Crisis intervention and de-escalation training

After the Robert Dziekanski incident in 2007, it was recognized that police needed more education and training about mental illness and how to manage people in crisis.

Since January 2012, RCMP members in British Columbia (B.C.) have been taking the Pacific Region Training Centre's (PRTC) mandatory crisis intervention and de-escalation (CID) training within the first six months of becoming operational.

The training includes five online modules and is followed by an in-class review and practice session at the PRTC in Chilliwack.

"A lot of the work is done by members on their own, going through the modules online and completing an online exam, and once they're done that, they come to the PRTC for one of the CID classes," says Cst. Rodney Wagner, a former psychiatric nurse who teaches the course.

Wagner focuses on teaching his students about mental illness and how to effectively respond to someone in crisis. He recognizes that many police officers are already using good communication skills and encourages them to fine tune these skills and practise them where possible.

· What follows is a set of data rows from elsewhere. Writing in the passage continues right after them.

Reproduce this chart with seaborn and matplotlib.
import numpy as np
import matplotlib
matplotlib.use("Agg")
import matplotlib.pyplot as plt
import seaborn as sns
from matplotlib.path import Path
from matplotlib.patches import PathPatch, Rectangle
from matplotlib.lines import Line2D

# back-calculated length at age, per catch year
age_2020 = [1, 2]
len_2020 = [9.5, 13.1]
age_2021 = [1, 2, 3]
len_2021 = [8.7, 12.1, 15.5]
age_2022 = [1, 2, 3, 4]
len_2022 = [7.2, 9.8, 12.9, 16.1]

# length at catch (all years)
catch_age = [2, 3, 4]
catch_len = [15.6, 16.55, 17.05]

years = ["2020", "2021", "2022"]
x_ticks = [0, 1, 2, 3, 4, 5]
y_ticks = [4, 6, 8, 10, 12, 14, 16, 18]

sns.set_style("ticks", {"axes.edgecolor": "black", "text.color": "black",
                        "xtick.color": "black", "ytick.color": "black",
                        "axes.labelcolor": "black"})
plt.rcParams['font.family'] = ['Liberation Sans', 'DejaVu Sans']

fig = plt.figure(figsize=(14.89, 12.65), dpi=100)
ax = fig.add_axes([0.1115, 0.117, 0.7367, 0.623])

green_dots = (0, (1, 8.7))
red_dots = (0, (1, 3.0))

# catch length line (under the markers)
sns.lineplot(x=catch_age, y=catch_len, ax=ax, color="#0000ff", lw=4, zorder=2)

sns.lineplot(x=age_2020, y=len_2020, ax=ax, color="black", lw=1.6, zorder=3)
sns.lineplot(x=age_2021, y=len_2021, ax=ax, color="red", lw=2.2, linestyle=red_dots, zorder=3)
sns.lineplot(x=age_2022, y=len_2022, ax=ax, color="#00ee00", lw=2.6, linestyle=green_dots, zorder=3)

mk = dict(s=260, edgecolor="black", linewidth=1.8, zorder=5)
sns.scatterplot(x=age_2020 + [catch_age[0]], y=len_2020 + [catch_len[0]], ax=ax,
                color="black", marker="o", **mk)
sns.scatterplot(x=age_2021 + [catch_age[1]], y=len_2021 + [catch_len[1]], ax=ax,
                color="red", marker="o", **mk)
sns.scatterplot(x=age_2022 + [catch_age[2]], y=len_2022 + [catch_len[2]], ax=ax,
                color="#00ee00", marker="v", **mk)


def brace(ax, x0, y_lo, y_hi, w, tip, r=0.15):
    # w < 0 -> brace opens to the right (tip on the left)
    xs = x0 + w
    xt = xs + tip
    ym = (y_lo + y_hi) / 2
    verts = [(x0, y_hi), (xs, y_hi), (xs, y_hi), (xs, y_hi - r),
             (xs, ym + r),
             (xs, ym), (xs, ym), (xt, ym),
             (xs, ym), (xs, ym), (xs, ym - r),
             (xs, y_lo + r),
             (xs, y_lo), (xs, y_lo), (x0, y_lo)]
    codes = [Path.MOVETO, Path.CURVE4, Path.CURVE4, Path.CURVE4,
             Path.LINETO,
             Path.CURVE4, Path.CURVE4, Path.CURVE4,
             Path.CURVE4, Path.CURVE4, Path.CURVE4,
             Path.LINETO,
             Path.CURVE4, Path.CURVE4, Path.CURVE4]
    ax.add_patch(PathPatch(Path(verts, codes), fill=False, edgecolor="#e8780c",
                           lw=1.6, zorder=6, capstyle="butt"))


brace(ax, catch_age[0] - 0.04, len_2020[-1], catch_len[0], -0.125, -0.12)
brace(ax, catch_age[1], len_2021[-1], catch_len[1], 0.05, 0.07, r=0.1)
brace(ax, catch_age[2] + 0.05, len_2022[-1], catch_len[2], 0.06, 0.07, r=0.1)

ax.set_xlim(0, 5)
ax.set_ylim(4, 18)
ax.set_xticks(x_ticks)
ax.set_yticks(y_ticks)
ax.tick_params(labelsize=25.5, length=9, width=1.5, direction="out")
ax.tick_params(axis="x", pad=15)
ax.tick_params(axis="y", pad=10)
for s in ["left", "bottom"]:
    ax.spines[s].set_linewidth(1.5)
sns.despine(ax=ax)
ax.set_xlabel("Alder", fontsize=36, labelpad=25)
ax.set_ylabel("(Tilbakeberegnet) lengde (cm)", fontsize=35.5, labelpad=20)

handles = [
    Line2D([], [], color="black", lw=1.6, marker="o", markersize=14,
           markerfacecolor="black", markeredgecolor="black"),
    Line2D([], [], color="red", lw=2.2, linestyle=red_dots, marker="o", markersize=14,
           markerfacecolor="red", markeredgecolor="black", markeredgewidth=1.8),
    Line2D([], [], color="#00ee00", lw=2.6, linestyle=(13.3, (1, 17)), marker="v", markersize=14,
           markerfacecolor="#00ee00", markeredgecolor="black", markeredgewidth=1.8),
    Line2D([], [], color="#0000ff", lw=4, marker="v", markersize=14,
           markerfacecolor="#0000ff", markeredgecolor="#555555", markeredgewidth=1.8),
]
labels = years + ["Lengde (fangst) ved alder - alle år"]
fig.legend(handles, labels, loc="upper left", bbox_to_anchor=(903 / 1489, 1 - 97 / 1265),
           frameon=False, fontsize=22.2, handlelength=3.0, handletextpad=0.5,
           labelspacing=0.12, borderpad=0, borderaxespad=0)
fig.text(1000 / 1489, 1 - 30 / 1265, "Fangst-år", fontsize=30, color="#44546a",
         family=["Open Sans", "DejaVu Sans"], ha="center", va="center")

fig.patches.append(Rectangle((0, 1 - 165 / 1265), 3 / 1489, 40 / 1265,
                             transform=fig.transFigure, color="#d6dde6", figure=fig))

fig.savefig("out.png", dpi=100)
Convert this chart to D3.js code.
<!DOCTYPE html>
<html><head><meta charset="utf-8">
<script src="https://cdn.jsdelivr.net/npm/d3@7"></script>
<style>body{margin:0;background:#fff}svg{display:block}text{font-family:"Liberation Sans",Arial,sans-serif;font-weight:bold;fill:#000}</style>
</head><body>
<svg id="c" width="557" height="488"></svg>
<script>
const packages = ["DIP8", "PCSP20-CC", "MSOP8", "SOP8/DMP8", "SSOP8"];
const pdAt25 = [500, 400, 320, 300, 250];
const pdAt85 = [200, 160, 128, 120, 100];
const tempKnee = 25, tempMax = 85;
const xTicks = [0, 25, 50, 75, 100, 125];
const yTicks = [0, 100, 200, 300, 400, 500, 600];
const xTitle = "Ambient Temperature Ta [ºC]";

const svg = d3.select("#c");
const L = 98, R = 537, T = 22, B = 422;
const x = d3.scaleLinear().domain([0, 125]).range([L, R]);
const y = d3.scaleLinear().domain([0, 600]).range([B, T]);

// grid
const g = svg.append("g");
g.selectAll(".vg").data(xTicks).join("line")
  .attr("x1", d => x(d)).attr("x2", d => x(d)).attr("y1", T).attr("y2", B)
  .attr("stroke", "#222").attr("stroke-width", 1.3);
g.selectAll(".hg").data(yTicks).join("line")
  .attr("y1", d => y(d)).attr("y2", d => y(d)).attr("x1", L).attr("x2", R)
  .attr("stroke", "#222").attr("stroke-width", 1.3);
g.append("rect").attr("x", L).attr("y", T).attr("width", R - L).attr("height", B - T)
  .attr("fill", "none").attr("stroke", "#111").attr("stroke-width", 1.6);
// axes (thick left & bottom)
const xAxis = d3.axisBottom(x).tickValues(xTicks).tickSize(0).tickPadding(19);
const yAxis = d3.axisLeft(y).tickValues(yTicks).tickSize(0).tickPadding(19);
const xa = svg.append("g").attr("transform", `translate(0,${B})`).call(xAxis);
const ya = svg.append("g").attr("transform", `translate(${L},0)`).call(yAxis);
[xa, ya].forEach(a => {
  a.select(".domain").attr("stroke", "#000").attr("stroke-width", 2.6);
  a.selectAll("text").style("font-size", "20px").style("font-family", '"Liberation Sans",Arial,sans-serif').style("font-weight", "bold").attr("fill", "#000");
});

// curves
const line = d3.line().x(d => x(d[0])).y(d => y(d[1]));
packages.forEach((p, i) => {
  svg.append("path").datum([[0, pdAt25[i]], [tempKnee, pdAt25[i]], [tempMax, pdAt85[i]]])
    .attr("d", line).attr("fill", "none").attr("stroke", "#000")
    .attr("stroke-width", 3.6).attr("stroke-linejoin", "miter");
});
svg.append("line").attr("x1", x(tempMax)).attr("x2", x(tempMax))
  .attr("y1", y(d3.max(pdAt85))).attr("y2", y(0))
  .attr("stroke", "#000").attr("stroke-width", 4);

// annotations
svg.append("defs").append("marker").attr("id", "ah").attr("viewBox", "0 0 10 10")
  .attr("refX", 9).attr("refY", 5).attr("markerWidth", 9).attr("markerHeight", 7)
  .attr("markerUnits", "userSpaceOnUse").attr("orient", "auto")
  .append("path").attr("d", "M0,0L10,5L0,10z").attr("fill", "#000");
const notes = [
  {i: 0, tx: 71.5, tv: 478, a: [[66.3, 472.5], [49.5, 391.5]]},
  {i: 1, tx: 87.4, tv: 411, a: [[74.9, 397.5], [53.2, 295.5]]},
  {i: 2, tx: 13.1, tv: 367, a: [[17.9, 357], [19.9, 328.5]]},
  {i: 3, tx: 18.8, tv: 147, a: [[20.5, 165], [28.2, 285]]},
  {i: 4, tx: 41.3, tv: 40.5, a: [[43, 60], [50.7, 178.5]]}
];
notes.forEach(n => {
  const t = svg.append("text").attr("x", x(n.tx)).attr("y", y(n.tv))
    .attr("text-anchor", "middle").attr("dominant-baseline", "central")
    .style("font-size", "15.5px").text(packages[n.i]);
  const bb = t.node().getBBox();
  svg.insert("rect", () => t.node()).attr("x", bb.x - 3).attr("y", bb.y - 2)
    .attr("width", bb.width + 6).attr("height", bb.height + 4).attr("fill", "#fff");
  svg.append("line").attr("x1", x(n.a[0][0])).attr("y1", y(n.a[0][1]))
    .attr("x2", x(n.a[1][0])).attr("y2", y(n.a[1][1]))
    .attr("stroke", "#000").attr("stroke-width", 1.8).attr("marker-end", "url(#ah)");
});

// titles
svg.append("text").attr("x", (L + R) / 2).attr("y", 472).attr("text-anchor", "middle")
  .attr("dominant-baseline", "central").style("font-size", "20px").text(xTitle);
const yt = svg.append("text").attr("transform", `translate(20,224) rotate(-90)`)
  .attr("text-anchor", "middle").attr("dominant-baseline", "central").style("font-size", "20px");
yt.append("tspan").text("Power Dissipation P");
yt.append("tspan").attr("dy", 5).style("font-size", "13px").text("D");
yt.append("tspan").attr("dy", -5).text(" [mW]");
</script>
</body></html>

"Sometimes, police officers get very task-oriented and problem-oriented in these situations and try to fix the problem, so I try to get them to slow down," Wagner says. "It's hard to take the time to listen to someone when you think you know what the answer's going to be, so it's a skill they have to learn."

He teaches participants how to recognize someone who is suicidal and how to be an active and respectful listener.

All front-line police officers and supervisors in B.C. are required to take CID training because the province is focused on having all front-line members ready to respond to these types of calls.

"You never know when you're going to be that person," Wagner says. "You could be an inspector who shows up at an accident scene or a constable at any other scene and need to apply these techniques to calm things down."